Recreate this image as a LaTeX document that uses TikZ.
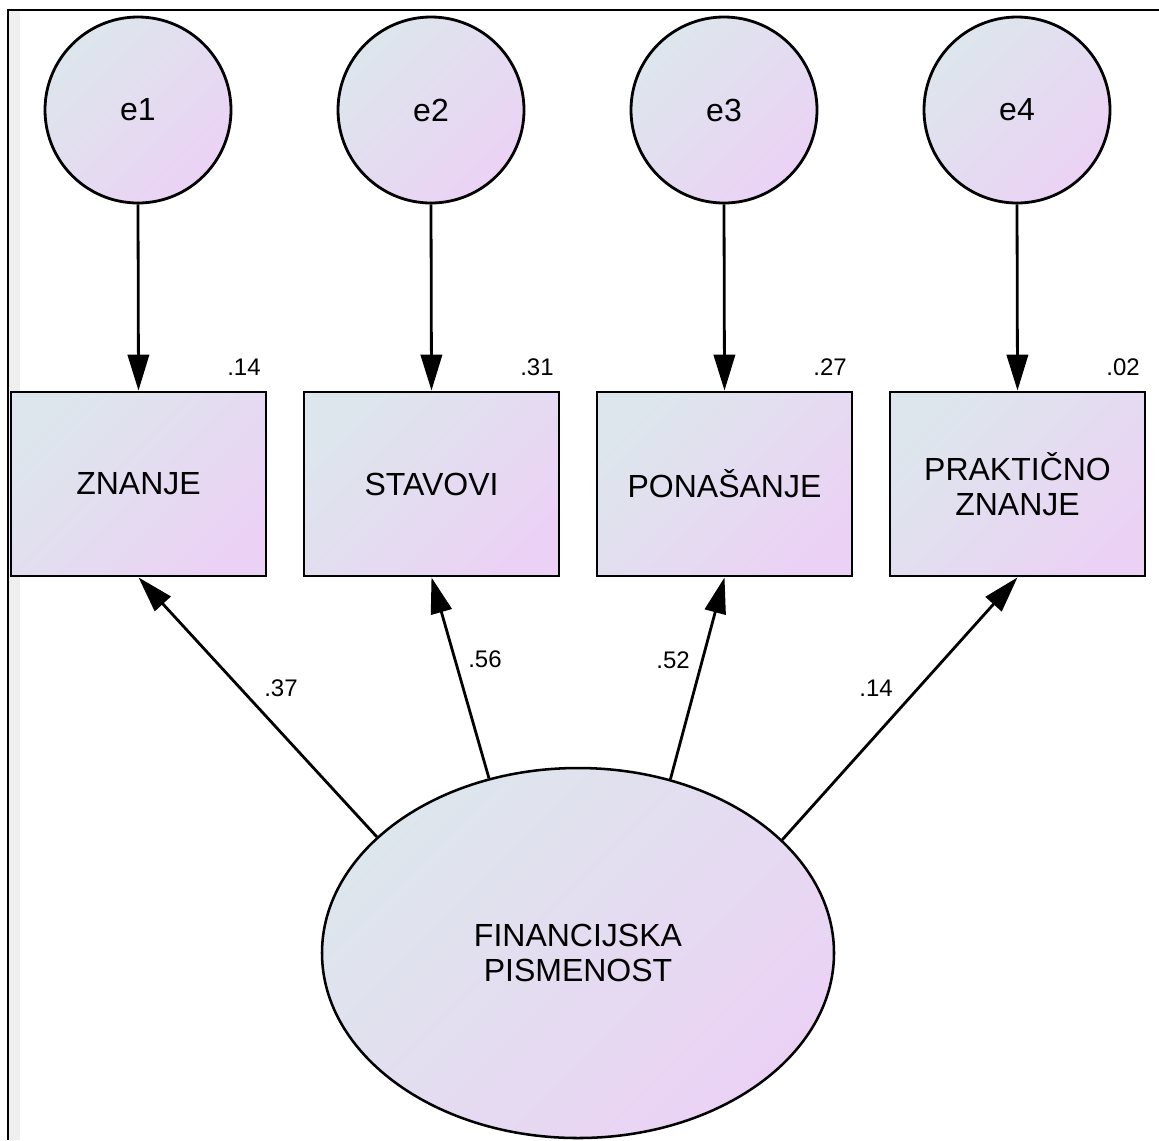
\documentclass[tikz,border=0pt]{standalone}
\usepackage{fontspec}
\setmainfont{Liberation Sans}
\usetikzlibrary{arrows.meta,shapes.geometric}
\definecolor{gA}{RGB}{221,230,236}
\definecolor{gB}{RGB}{235,210,245}
\definecolor{stripgray}{RGB}{239,239,239}
\begin{document}
\begin{tikzpicture}[x=0.75pt,y=-0.75pt,
  every node/.style={font=\fontsize{24}{26.5}\selectfont, text=black},
  grad/.style={top color=gA, bottom color=gB, shading angle=45, draw=black, line width=2.1pt},
  errc/.style={grad, circle, minimum size=139.5pt, inner sep=0pt},
  obs/.style={grad, rectangle, minimum width=191.25pt, minimum height=138pt, inner sep=0pt, align=center},
  lat/.style={grad, ellipse, minimum width=384pt, minimum height=277.5pt, inner sep=0pt, align=center, line width=1.9pt},
  regpath/.style={line width=2.1pt, -{Triangle[length=27pt,width=16pt]}},
  coef/.style={font=\fontsize{18}{22}\selectfont, inner sep=0pt}]
% canvas and frame
\fill[white] (0,0) rectangle (1159,1140);
\useasboundingbox (0,0) rectangle (1159,1140);
\fill[stripgray] (9,11) rectangle (20,1140);
\draw[line width=1.5pt] (7,10) -- (1159,10);
\draw[line width=1.5pt] (8,10) -- (8,1140);
% error terms
\node[errc] (e1) at (138,110) {e1};
\node[errc] (e2) at (431,110) {e2};
\node[errc] (e3) at (724,110) {e3};
\node[errc] (e4) at (1017,110) {e4};
% observed variables
\node[obs] (x1) at (138.5,484) {ZNANJE};
\node[obs] (x2) at (431.5,484) {STAVOVI};
\node[obs] (x3) at (724.5,484) {PONAŠANJE};
\node[obs] (x4) at (1017.5,484) {PRAKTIČNO\\ZNANJE};
% latent
\node[lat] (F) at (578,953) {FINANCIJSKA\\PISMENOST};
% error paths
\draw[regpath] (e1.south) -- (x1.north);
\draw[regpath] (e2.south) -- (x2.north);
\draw[regpath] (e3.south) -- (x3.north);
\draw[regpath] (e4.south) -- (x4.north);
% loadings
\draw[regpath] (F.150.6) -- (x1.south);
\draw[regpath] (F.117.7) -- (x2.south);
\draw[regpath] (F.62.3) -- (x3.south);
\draw[regpath] (F.29.4) -- (x4.south);
% squared multiple correlations
\node[coef] (r1) at (244,367) {.14};
\node[coef] (r2) at (537,367) {.31};
\node[coef] (r3) at (830,367) {.27};
\node[coef] (r4) at (1123,367) {.02};
% loading labels
\node[coef] (l1) at (281,688) {.37};
\node[coef] (l2) at (485,659) {.56};
\node[coef] (l3) at (673,660) {.52};
\node[coef] (l4) at (876,688) {.14};
\end{tikzpicture}
\end{document}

[SET TASK]:
Take the listing above and restate it word for word, without its pictures.

[ANSWER BELOW]:
Recreate this image as a LaTeX document that uses TikZ.
\documentclass[tikz,border=0pt]{standalone}
\usepackage{fontspec}
\setmainfont{Liberation Sans}
\usetikzlibrary{arrows.meta,shapes.geometric}
\definecolor{gA}{RGB}{221,230,236}
\definecolor{gB}{RGB}{235,210,245}
\definecolor{stripgray}{RGB}{239,239,239}
\begin{document}
\begin{tikzpicture}[x=0.75pt,y=-0.75pt,
  every node/.style={font=\fontsize{24}{26.5}\selectfont, text=black},
  grad/.style={top color=gA, bottom color=gB, shading angle=45, draw=black, line width=2.1pt},
  errc/.style={grad, circle, minimum size=139.5pt, inner sep=0pt},
  obs/.style={grad, rectangle, minimum width=191.25pt, minimum height=138pt, inner sep=0pt, align=center},
  lat/.style={grad, ellipse, minimum width=384pt, minimum height=277.5pt, inner sep=0pt, align=center, line width=1.9pt},
  regpath/.style={line width=2.1pt, -{Triangle[length=27pt,width=16pt]}},
  coef/.style={font=\fontsize{18}{22}\selectfont, inner sep=0pt}]
% canvas and frame
\fill[white] (0,0) rectangle (1159,1140);
\useasboundingbox (0,0) rectangle (1159,1140);
\fill[stripgray] (9,11) rectangle (20,1140);
\draw[line width=1.5pt] (7,10) -- (1159,10);
\draw[line width=1.5pt] (8,10) -- (8,1140);
% error terms
\node[errc] (e1) at (138,110) {e1};
\node[errc] (e2) at (431,110) {e2};
\node[errc] (e3) at (724,110) {e3};
\node[errc] (e4) at (1017,110) {e4};
% observed variables
\node[obs] (x1) at (138.5,484) {ZNANJE};
\node[obs] (x2) at (431.5,484) {STAVOVI};
\node[obs] (x3) at (724.5,484) {PONAŠANJE};
\node[obs] (x4) at (1017.5,484) {PRAKTIČNO\\ZNANJE};
% latent
\node[lat] (F) at (578,953) {FINANCIJSKA\\PISMENOST};
% error paths
\draw[regpath] (e1.south) -- (x1.north);
\draw[regpath] (e2.south) -- (x2.north);
\draw[regpath] (e3.south) -- (x3.north);
\draw[regpath] (e4.south) -- (x4.north);
% loadings
\draw[regpath] (F.150.6) -- (x1.south);
\draw[regpath] (F.117.7) -- (x2.south);
\draw[regpath] (F.62.3) -- (x3.south);
\draw[regpath] (F.29.4) -- (x4.south);
% squared multiple correlations
\node[coef] (r1) at (244,367) {.14};
\node[coef] (r2) at (537,367) {.31};
\node[coef] (r3) at (830,367) {.27};
\node[coef] (r4) at (1123,367) {.02};
% loading labels
\node[coef] (l1) at (281,688) {.37};
\node[coef] (l2) at (485,659) {.56};
\node[coef] (l3) at (673,660) {.52};
\node[coef] (l4) at (876,688) {.14};
\end{tikzpicture}
\end{document}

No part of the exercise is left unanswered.